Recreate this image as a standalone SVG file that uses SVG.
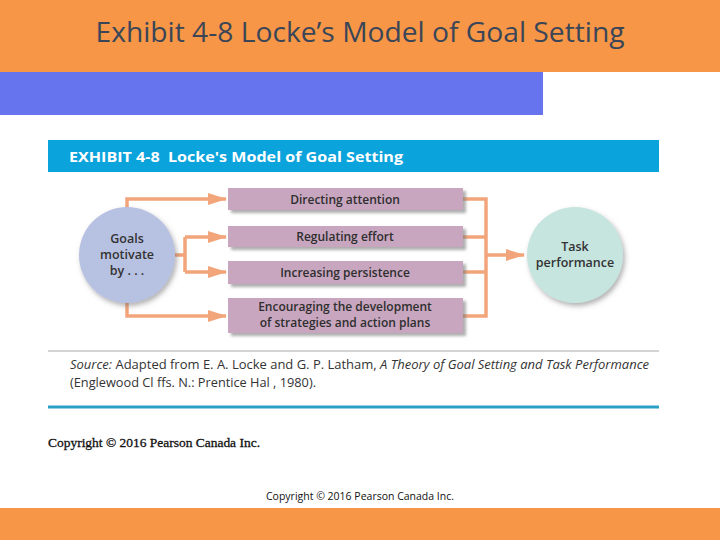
<svg xmlns="http://www.w3.org/2000/svg" width="720" height="540" viewBox="0 0 720 540">
<defs>
<style>
.box{fill:#c8a6bf;filter:url(#sh)}
.bt{font-family:"Open Sans","Liberation Sans",sans-serif;font-weight:600;font-size:12px;fill:#2e2e2e;text-anchor:middle}
.ct{font-family:"Open Sans","Liberation Sans",sans-serif;font-weight:600;font-size:12.5px;fill:#333;text-anchor:middle}
.con{fill:none;stroke:#f2a57a;stroke-width:3.5}
</style>
<filter id="sh" x="-10%" y="-20%" width="130%" height="160%">
<feDropShadow dx="3" dy="3" stdDeviation="1.5" flood-color="#777" flood-opacity="0.6"/>
</filter>
<filter id="csh" x="-20%" y="-20%" width="150%" height="150%">
<feDropShadow dx="2" dy="3" stdDeviation="2.5" flood-color="#666" flood-opacity="0.5"/>
</filter>
<marker id="ah" markerWidth="5.6" markerHeight="3.4" refX="5.2" refY="1.7" orient="auto" markerUnits="strokeWidth">
<path d="M0,0 L5.6,1.7 L0,3.4 Z" fill="#f2a57a"/>
</marker>
</defs>
<rect x="0" y="0" width="720" height="540" fill="#fff"/>
<rect x="0" y="0" width="720" height="72" fill="#f79646"/>
<rect x="0" y="72" width="543" height="43" fill="#6674ee"/>
<rect x="0" y="508" width="720" height="32" fill="#f79646"/>
<text x="360" y="42" text-anchor="middle" font-family="Open Sans, Liberation Sans, sans-serif" font-size="27" fill="#3a4658" textLength="529" lengthAdjust="spacingAndGlyphs">Exhibit 4-8 Locke’s Model of Goal Setting</text>

<rect x="48" y="140" width="611" height="32" fill="#0ba3dc"/>
<text x="69" y="162" font-family="Open Sans, Liberation Sans, sans-serif" font-weight="bold" font-size="15" fill="#fff" textLength="334" lengthAdjust="spacingAndGlyphs" xml:space="preserve">EXHIBIT 4-8  Locke's Model of Goal Setting</text>

<g id="connectors">
<path class="con" d="M127,208 V199 H226" marker-end="url(#ah)"/>
<path class="con" d="M127,302 V316 H226" marker-end="url(#ah)"/>
<path class="con" d="M175,255 H185"/>
<path class="con" d="M185,237 V272"/>
<path class="con" d="M185,237 H226" marker-end="url(#ah)"/>
<path class="con" d="M185,272 H226" marker-end="url(#ah)"/>
<path class="con" d="M463,199 H486 V316 H463"/>
<path class="con" d="M463,237 H486"/>
<path class="con" d="M463,272 H486"/>
<path class="con" d="M486,255 H524" marker-end="url(#ah)"/>
</g>

<g id="goals">
<circle cx="127" cy="255" r="48" fill="#b7c1e1" filter="url(#csh)"/>
<text class="ct" x="127" y="243">Goals</text>
<text class="ct" x="127" y="259">motivate</text>
<text class="ct" x="127" y="275">by . . .</text>
</g>
<g id="box1">
<rect class="box" x="228" y="188" width="235" height="22"/>
<text class="bt" x="345" y="204">Directing attention</text>
</g>
<g id="box2">
<rect class="box" x="228" y="226" width="235" height="21"/>
<text class="bt" x="345" y="241">Regulating effort</text>
</g>
<g id="box3">
<rect class="box" x="228" y="261" width="235" height="23"/>
<text class="bt" x="345" y="277">Increasing persistence</text>
</g>
<g id="box4">
<rect class="box" x="228" y="298" width="235" height="35"/>
<text class="bt" x="345" y="311">Encouraging the development</text>
<text class="bt" x="345" y="327">of strategies and action plans</text>
</g>
<g id="task">
<circle cx="575" cy="255" r="48" fill="#c6e5df" filter="url(#csh)"/>
<text class="ct" x="575" y="251" font-weight="500">Task</text>
<text class="ct" x="575" y="267" font-weight="500">performance</text>
</g>

<line x1="48" y1="351" x2="659" y2="351" stroke="#aaa" stroke-width="1"/>
<text x="70" y="369" font-family="Open Sans, Liberation Sans, sans-serif" font-size="12" fill="#333" textLength="579" lengthAdjust="spacingAndGlyphs"><tspan font-style="italic">Source:</tspan> Adapted from E. A. Locke and G. P. Latham, <tspan font-style="italic">A Theory of Goal Setting and Task Performance</tspan></text>
<text x="70" y="387" font-family="Open Sans, Liberation Sans, sans-serif" font-size="12" fill="#333" textLength="246" lengthAdjust="spacingAndGlyphs">(Englewood Cl ffs. N.: Prentice Hal , 1980).</text>
<line x1="48" y1="407" x2="659" y2="407" stroke="#2b9fc6" stroke-width="3"/>

<text x="48" y="447" font-family="Liberation Serif, serif" font-size="13" fill="#111" stroke="#111" stroke-width="0.3" textLength="212" lengthAdjust="spacingAndGlyphs">Copyright © 2016 Pearson Canada Inc.</text>
<text x="360" y="500" text-anchor="middle" font-family="Open Sans, Liberation Sans, sans-serif" font-size="10.5" fill="#111" textLength="188" lengthAdjust="spacingAndGlyphs">Copyright © 2016 Pearson Canada Inc.</text>
</svg>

--------------------------------

## Brief
Write out each line of the data exactly; the images should be left out.

## Exercise result
Recreate this image as a standalone SVG file that uses SVG.
<svg xmlns="http://www.w3.org/2000/svg" width="720" height="540" viewBox="0 0 720 540">
<defs>
<style>
.box{fill:#c8a6bf;filter:url(#sh)}
.bt{font-family:"Open Sans","Liberation Sans",sans-serif;font-weight:600;font-size:12px;fill:#2e2e2e;text-anchor:middle}
.ct{font-family:"Open Sans","Liberation Sans",sans-serif;font-weight:600;font-size:12.5px;fill:#333;text-anchor:middle}
.con{fill:none;stroke:#f2a57a;stroke-width:3.5}
</style>
<filter id="sh" x="-10%" y="-20%" width="130%" height="160%">
<feDropShadow dx="3" dy="3" stdDeviation="1.5" flood-color="#777" flood-opacity="0.6"/>
</filter>
<filter id="csh" x="-20%" y="-20%" width="150%" height="150%">
<feDropShadow dx="2" dy="3" stdDeviation="2.5" flood-color="#666" flood-opacity="0.5"/>
</filter>
<marker id="ah" markerWidth="5.6" markerHeight="3.4" refX="5.2" refY="1.7" orient="auto" markerUnits="strokeWidth">
<path d="M0,0 L5.6,1.7 L0,3.4 Z" fill="#f2a57a"/>
</marker>
</defs>
<rect x="0" y="0" width="720" height="540" fill="#fff"/>
<rect x="0" y="0" width="720" height="72" fill="#f79646"/>
<rect x="0" y="72" width="543" height="43" fill="#6674ee"/>
<rect x="0" y="508" width="720" height="32" fill="#f79646"/>
<text x="360" y="42" text-anchor="middle" font-family="Open Sans, Liberation Sans, sans-serif" font-size="27" fill="#3a4658" textLength="529" lengthAdjust="spacingAndGlyphs">Exhibit 4-8 Locke’s Model of Goal Setting</text>

<rect x="48" y="140" width="611" height="32" fill="#0ba3dc"/>
<text x="69" y="162" font-family="Open Sans, Liberation Sans, sans-serif" font-weight="bold" font-size="15" fill="#fff" textLength="334" lengthAdjust="spacingAndGlyphs" xml:space="preserve">EXHIBIT 4-8  Locke's Model of Goal Setting</text>

<g id="connectors">
<path class="con" d="M127,208 V199 H226" marker-end="url(#ah)"/>
<path class="con" d="M127,302 V316 H226" marker-end="url(#ah)"/>
<path class="con" d="M175,255 H185"/>
<path class="con" d="M185,237 V272"/>
<path class="con" d="M185,237 H226" marker-end="url(#ah)"/>
<path class="con" d="M185,272 H226" marker-end="url(#ah)"/>
<path class="con" d="M463,199 H486 V316 H463"/>
<path class="con" d="M463,237 H486"/>
<path class="con" d="M463,272 H486"/>
<path class="con" d="M486,255 H524" marker-end="url(#ah)"/>
</g>

<g id="goals">
<circle cx="127" cy="255" r="48" fill="#b7c1e1" filter="url(#csh)"/>
<text class="ct" x="127" y="243">Goals</text>
<text class="ct" x="127" y="259">motivate</text>
<text class="ct" x="127" y="275">by . . .</text>
</g>
<g id="box1">
<rect class="box" x="228" y="188" width="235" height="22"/>
<text class="bt" x="345" y="204">Directing attention</text>
</g>
<g id="box2">
<rect class="box" x="228" y="226" width="235" height="21"/>
<text class="bt" x="345" y="241">Regulating effort</text>
</g>
<g id="box3">
<rect class="box" x="228" y="261" width="235" height="23"/>
<text class="bt" x="345" y="277">Increasing persistence</text>
</g>
<g id="box4">
<rect class="box" x="228" y="298" width="235" height="35"/>
<text class="bt" x="345" y="311">Encouraging the development</text>
<text class="bt" x="345" y="327">of strategies and action plans</text>
</g>
<g id="task">
<circle cx="575" cy="255" r="48" fill="#c6e5df" filter="url(#csh)"/>
<text class="ct" x="575" y="251" font-weight="500">Task</text>
<text class="ct" x="575" y="267" font-weight="500">performance</text>
</g>

<line x1="48" y1="351" x2="659" y2="351" stroke="#aaa" stroke-width="1"/>
<text x="70" y="369" font-family="Open Sans, Liberation Sans, sans-serif" font-size="12" fill="#333" textLength="579" lengthAdjust="spacingAndGlyphs"><tspan font-style="italic">Source:</tspan> Adapted from E. A. Locke and G. P. Latham, <tspan font-style="italic">A Theory of Goal Setting and Task Performance</tspan></text>
<text x="70" y="387" font-family="Open Sans, Liberation Sans, sans-serif" font-size="12" fill="#333" textLength="246" lengthAdjust="spacingAndGlyphs">(Englewood Cl ffs. N.: Prentice Hal , 1980).</text>
<line x1="48" y1="407" x2="659" y2="407" stroke="#2b9fc6" stroke-width="3"/>

<text x="48" y="447" font-family="Liberation Serif, serif" font-size="13" fill="#111" stroke="#111" stroke-width="0.3" textLength="212" lengthAdjust="spacingAndGlyphs">Copyright © 2016 Pearson Canada Inc.</text>
<text x="360" y="500" text-anchor="middle" font-family="Open Sans, Liberation Sans, sans-serif" font-size="10.5" fill="#111" textLength="188" lengthAdjust="spacingAndGlyphs">Copyright © 2016 Pearson Canada Inc.</text>
</svg>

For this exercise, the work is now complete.